The department instituted action against Pilcher on February 27, 1980. A hearing officer dismissed the action because the agency had not complied with section 120.-60(6), Florida Statutes (1979):
No revocation, suspension, annulment, or withdrawal of any license is lawful unless, prior to the institution of agency proceedings, the agency has given reasonable notice by certified mail or actual service to the licensee of facts or conduct which warrant the intended action and the licensee has been given an opportunity to show that he has complied with all lawful requirements for the retention of the license. If the agency is unable to obtain service by certified mail or by actual service, constructive service may be made in the same manner as is provided in chapter 49.
In an attempt to comply with this section, the agency issued a proposed administrative complaint and scheduled a conference before a regional supervisor of the department. Pilcher was given notice of this conference and a copy of the proposed complaint. He now seeks to prohibit the agency’s proceeding in this matter, contending that the agency still has not complied with the statute.
Complaints concerning professionals licensed through the Department of Professional Regulation are submitted to the department, which investigates the facts of the complaint. When the investigation is complete, the department submits its investigative findings to the appropriate board, in this case the Board of Real Estate. § 455.225(2), Fla.Stat. (1979). The probable cause panel of the board then determines whether the facts establish probable cause to believe that a violation has occurred. Its recommendation is submitted to the department. If the board has found probable cause, the department may choose to file a formal complaint. If the board finds no probable cause, the department has a limited right to file, notwithstanding the board’s finding. § 455.225(3), Fla.Stat. (1979).
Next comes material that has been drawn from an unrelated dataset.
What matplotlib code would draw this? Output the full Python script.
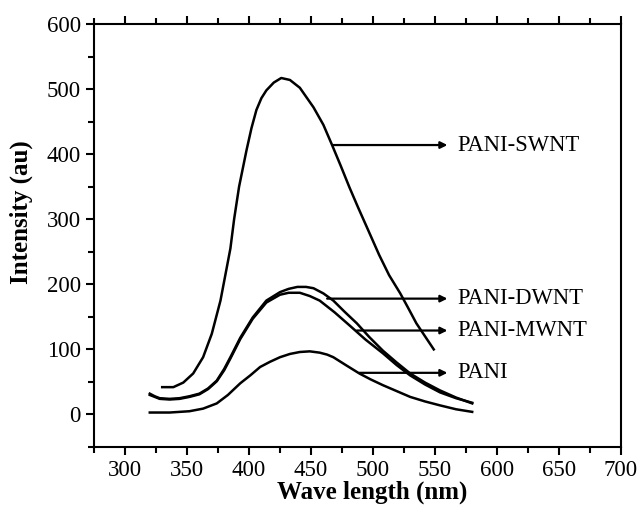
import numpy as np
import matplotlib.pyplot as plt
from matplotlib.ticker import MultipleLocator

# values
wl_swnt = [330, 339, 347, 355, 363, 370, 377, 381, 385, 388, 392, 398, 402, 406, 410, 414, 420, 426,
           433, 441, 452, 460, 467, 474, 481, 488, 495, 505, 513, 522, 528, 535, 542, 549]
int_swnt = [42, 42, 49, 63, 88, 124, 175, 215, 255, 300, 350, 406, 440, 468, 486, 498, 510, 517,
            514, 502, 472, 445, 414, 382, 349, 318, 288, 245, 214, 186, 165, 140, 120, 100]

wl_dwnt = [320, 324, 328, 336, 344, 352, 360, 367, 374, 380, 385, 393, 403, 414, 425, 432, 439, 446,
           452, 460, 468, 477, 487, 497, 508, 519, 530, 542, 554, 567, 580]
int_dwnt = [32, 28, 25, 24, 25, 28, 32, 40, 52, 70, 88, 118, 149, 175, 188, 193, 196, 196,
            194, 186, 175, 158, 140, 119, 98, 80, 63, 49, 37, 26, 17]

wl_mwnt = [320, 324, 328, 336, 344, 352, 360, 367, 374, 380, 385, 393, 403, 414, 425, 432, 441, 449,
           457, 469, 481, 494, 508, 519, 530, 542, 554, 567, 580]
int_mwnt = [30, 27, 24, 23, 24, 27, 31, 39, 51, 68, 86, 116, 147, 172, 184, 187, 187, 182,
            175, 157, 137, 115, 94, 76, 60, 46, 34, 25, 18]

wl_pani = [320, 336, 352, 363, 374, 383, 393, 401, 409, 417, 425, 433, 441, 449, 457, 463, 468,
           478, 489, 498, 508, 519, 530, 542, 554, 567, 580]
int_pani = [3, 3, 5, 9, 17, 30, 48, 60, 73, 81, 88, 93, 96, 97, 95, 92, 88,
            76, 63, 54, 45, 36, 27, 20, 14, 8, 4]

labels = ["PANI-SWNT", "PANI-DWNT", "PANI-MWNT", "PANI"]
arrow_start = [(467, 414), (463, 178), (487, 129), (489, 64)]
arrow_end_x = 560

plt.rcParams['font.family'] = ['Liberation Serif', 'DejaVu Serif']

fig = plt.figure(figsize=(6.42, 5.07), dpi=100)
ax = fig.add_axes([0.1464, 0.1183, 0.8209, 0.8344])

for x, y in [(wl_swnt, int_swnt), (wl_dwnt, int_dwnt), (wl_mwnt, int_mwnt), (wl_pani, int_pani)]:
    ax.plot(x, y, color='black', lw=1.8)

for lab, (x0, y0) in zip(labels, arrow_start):
    ax.annotate("", xy=(arrow_end_x, y0), xytext=(x0, y0),
                arrowprops=dict(arrowstyle='-|>', color='black', lw=1.6,
                                mutation_scale=10, shrinkA=0, shrinkB=0))
    ax.text(arrow_end_x + 8, y0, lab, fontsize=16.3, va='center', ha='left')

ax.set_xlim(275, 700)
ax.set_ylim(-50, 600)
ax.xaxis.set_minor_locator(MultipleLocator(25))
ax.yaxis.set_major_locator(MultipleLocator(100))
ax.yaxis.set_minor_locator(MultipleLocator(50))
ax.set_xticks(np.arange(300, 701, 50))
ax.tick_params(which='both', direction='out', top=True, right=False, width=1.5, labelsize=16.5)
ax.tick_params(which='major', length=6)
ax.tick_params(which='minor', length=4)
ax.tick_params(axis='x', labeltop=False)
for s in ax.spines.values():
    s.set_linewidth(1.5)

ax.set_xlabel("Wave length (nm)", fontsize=18, fontweight='bold')
ax.set_ylabel("Intensity (au)", fontsize=18, fontweight='bold')
ax.xaxis.set_label_coords(0.527, -0.08)
ax.yaxis.set_label_coords(-0.116, 0.556)

fig.savefig("out.png", dpi=100)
The question presented is at what stage of these proceedings the licensee is entitled under section 120.60(6), to demonstrate his innocence, and to whom.
*1292First, the essential nature of the hearing requires that it be held before any probable cause determination is made. The first district in Sheppard v. Board of Dentistry, 385 So.2d 143 (Fla. 1st DCA), pet. denied, 392 So.2d 1379 (Fla.1980), explained that the purpose of the statute was to allow a licensee to promptly repudiate a revocation proceeding by pointing out to the agency matters which would render the complaint ill-founded, which, ideally, would have ultimately been disclosed by the agency’s investigative process.1 It is clear from this that the statute should give the broker the ability to shortcut the probable cause determination process by conclusively demonstrating his innocence. The department admits that to fail to give the broker this opportunity until the investigation is complete and the probable cause determination has been made effectively renders the opportunity meaningless.2 Sheppard, Chavers v. Florida Real Estate Commission, 384 So.2d 963 (Fla. 1st DCA 1980), and Florida Real Estate Commission v. Frost, 373 So.2d 939 (Fla. 4th DCA 1979), all merely held that, where the agency fails to give the broker his opportunity to be heard until after a formal complaint has been filed, or where no opportunity at all to explain is given the broker, the proceedings are subject to dismissal, without deciding at what time before filing of the complaint this opportunity should be given.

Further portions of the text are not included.